What to do
Everything from the line containing "What Altair code" through the line containing "import pandas as pd" must be quoted exactly; everything else is left out.

Information shown
* start *

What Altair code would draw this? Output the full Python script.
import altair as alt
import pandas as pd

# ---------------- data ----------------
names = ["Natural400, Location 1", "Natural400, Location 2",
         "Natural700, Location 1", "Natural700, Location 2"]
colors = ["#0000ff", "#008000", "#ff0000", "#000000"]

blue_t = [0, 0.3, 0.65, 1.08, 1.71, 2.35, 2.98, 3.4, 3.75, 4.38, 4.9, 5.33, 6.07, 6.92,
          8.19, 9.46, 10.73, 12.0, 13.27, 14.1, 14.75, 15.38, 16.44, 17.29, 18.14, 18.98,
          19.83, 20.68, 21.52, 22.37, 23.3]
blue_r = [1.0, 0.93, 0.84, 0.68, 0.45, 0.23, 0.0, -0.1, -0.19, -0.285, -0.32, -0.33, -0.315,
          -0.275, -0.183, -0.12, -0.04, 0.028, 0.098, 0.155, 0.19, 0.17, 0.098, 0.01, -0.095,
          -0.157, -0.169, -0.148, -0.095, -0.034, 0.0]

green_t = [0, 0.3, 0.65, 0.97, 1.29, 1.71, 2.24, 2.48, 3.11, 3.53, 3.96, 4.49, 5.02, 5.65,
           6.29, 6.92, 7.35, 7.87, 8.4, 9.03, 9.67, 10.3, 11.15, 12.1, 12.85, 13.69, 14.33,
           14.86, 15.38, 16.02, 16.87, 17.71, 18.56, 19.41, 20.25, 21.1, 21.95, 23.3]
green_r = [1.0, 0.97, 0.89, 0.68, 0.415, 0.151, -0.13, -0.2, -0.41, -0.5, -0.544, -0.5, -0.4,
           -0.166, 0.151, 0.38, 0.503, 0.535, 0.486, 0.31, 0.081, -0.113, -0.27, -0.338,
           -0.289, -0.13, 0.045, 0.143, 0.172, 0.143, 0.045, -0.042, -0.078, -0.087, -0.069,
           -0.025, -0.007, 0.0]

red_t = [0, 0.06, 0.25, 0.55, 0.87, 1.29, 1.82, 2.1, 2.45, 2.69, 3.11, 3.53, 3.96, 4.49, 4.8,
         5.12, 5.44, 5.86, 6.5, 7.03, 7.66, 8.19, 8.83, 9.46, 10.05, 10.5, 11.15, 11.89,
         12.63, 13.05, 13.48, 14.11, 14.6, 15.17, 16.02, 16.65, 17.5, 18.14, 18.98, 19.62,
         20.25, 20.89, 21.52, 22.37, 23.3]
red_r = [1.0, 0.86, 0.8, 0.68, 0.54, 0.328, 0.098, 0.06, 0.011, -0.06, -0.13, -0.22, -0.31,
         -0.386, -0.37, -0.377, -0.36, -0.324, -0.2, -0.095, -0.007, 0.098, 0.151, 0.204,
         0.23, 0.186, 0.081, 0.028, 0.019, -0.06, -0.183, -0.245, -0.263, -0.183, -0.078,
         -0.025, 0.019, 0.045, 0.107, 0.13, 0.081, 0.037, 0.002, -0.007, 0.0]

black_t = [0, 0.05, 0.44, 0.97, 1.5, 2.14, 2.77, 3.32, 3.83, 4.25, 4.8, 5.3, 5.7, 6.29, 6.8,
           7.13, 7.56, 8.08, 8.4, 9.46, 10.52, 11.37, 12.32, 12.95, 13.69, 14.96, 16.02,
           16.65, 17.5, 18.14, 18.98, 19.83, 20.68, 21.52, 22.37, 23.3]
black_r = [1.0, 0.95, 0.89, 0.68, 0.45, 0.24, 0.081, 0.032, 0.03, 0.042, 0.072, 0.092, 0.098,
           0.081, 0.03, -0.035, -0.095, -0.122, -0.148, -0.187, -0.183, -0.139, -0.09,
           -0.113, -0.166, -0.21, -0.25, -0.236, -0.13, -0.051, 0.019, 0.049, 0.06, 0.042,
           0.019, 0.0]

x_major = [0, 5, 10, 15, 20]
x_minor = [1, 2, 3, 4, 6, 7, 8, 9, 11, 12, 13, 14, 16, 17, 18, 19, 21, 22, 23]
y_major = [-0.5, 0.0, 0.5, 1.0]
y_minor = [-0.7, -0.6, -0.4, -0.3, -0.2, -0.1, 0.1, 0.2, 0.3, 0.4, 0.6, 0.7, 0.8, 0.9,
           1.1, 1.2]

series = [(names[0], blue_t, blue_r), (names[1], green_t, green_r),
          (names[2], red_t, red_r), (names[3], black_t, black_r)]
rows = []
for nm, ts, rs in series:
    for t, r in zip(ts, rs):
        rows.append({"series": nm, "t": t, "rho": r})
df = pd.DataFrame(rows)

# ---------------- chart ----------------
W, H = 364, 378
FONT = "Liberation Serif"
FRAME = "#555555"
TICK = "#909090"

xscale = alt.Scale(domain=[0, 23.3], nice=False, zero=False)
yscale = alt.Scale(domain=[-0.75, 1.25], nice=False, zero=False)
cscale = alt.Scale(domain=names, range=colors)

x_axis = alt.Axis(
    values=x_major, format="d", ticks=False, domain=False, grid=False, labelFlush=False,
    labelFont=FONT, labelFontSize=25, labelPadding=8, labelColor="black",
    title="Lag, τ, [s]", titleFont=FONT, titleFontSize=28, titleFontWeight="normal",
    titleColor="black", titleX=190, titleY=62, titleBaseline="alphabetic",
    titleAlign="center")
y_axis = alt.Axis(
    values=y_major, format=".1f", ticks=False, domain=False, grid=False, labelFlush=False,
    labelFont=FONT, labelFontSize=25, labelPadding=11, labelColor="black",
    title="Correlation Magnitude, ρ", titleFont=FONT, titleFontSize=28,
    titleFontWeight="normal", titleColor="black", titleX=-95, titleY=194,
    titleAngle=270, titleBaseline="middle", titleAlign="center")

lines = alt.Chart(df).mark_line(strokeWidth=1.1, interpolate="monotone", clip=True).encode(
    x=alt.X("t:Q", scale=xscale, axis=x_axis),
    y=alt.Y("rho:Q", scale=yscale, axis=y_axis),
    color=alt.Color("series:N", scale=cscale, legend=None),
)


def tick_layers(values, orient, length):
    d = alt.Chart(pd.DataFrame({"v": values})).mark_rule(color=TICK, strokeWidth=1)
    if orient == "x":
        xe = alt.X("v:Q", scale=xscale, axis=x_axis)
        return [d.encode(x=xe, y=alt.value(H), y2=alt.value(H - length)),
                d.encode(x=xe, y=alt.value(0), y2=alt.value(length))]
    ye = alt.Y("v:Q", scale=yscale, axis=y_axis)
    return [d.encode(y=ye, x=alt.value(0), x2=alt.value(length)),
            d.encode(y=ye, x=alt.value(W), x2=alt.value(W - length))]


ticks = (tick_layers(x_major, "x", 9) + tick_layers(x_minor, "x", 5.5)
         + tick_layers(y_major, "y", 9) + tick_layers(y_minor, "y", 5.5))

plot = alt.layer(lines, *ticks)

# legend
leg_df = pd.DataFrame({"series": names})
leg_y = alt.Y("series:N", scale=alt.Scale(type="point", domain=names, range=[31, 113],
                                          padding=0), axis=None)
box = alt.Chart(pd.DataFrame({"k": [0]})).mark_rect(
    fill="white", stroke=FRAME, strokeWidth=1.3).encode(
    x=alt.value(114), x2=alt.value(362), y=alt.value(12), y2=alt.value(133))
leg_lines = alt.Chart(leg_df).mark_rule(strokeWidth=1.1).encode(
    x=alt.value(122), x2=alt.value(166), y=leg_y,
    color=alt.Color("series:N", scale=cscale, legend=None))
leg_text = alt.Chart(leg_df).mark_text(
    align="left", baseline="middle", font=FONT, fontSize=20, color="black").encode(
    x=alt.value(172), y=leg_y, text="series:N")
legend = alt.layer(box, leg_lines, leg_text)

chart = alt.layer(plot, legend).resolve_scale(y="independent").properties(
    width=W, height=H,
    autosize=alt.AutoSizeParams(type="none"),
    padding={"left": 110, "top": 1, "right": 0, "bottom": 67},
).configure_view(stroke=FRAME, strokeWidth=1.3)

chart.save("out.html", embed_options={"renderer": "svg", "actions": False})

* end *
* start *

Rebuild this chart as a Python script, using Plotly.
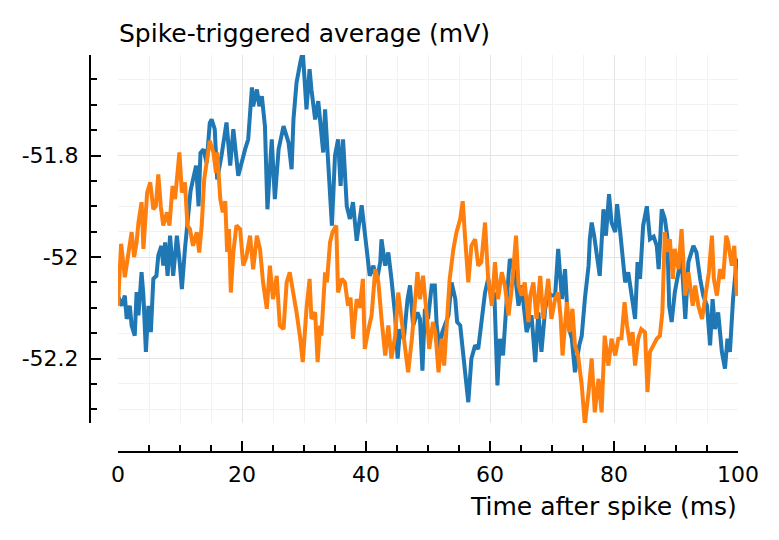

* end *
* start *

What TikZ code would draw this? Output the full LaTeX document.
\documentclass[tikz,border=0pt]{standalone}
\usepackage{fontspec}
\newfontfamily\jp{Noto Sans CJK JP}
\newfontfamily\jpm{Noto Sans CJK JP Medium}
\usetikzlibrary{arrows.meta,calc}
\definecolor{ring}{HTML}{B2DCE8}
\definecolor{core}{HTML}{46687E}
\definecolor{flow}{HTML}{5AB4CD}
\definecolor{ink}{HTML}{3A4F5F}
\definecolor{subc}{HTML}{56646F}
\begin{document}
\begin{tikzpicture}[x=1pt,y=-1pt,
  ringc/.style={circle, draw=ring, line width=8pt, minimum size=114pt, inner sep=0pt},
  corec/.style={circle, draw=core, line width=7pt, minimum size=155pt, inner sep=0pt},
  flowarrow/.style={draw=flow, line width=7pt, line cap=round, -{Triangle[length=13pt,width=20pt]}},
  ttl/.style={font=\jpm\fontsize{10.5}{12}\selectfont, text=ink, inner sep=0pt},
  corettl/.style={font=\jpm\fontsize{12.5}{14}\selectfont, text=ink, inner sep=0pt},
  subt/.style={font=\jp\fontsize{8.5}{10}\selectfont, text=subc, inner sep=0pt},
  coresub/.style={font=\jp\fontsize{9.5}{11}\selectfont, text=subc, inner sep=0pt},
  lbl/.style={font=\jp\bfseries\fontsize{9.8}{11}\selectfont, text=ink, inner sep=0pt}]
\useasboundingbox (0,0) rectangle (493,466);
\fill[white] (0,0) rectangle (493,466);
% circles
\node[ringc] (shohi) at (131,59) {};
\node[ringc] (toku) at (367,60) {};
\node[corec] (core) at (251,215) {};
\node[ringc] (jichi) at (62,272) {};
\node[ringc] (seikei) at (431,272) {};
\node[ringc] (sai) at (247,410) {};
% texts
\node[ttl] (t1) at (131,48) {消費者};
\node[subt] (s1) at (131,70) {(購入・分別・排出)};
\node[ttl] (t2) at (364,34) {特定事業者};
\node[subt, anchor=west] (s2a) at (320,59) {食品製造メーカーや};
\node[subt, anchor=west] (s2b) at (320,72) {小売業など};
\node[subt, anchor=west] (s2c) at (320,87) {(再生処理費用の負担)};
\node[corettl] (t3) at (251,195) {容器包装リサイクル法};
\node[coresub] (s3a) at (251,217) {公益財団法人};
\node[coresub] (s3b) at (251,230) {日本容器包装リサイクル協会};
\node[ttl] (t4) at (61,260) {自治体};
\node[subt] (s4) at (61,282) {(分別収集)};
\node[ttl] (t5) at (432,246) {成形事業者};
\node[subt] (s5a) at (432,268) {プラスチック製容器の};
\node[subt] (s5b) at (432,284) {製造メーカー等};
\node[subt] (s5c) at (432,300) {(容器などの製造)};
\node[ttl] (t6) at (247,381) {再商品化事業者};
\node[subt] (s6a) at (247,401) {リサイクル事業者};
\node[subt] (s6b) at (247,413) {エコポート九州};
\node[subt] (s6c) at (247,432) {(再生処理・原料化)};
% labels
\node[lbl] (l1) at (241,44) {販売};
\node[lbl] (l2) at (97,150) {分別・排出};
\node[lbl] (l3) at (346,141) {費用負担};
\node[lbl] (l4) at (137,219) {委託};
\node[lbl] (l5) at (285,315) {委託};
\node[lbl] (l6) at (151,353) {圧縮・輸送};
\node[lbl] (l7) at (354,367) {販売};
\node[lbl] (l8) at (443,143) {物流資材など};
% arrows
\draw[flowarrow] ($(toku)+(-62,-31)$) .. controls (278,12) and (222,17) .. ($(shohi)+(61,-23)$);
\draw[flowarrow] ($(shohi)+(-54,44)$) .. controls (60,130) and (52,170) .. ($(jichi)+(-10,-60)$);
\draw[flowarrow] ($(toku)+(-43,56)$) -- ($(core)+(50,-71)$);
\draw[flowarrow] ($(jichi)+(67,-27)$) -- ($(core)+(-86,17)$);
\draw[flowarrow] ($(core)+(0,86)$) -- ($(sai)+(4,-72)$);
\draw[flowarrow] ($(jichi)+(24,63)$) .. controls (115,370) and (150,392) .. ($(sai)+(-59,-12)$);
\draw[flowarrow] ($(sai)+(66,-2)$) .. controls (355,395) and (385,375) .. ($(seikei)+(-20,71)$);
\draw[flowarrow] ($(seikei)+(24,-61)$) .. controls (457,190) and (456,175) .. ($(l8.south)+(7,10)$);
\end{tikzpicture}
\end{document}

* end *

Result of the exercise
What Altair code would draw this? Output the full Python script.
import altair as alt
import pandas as pd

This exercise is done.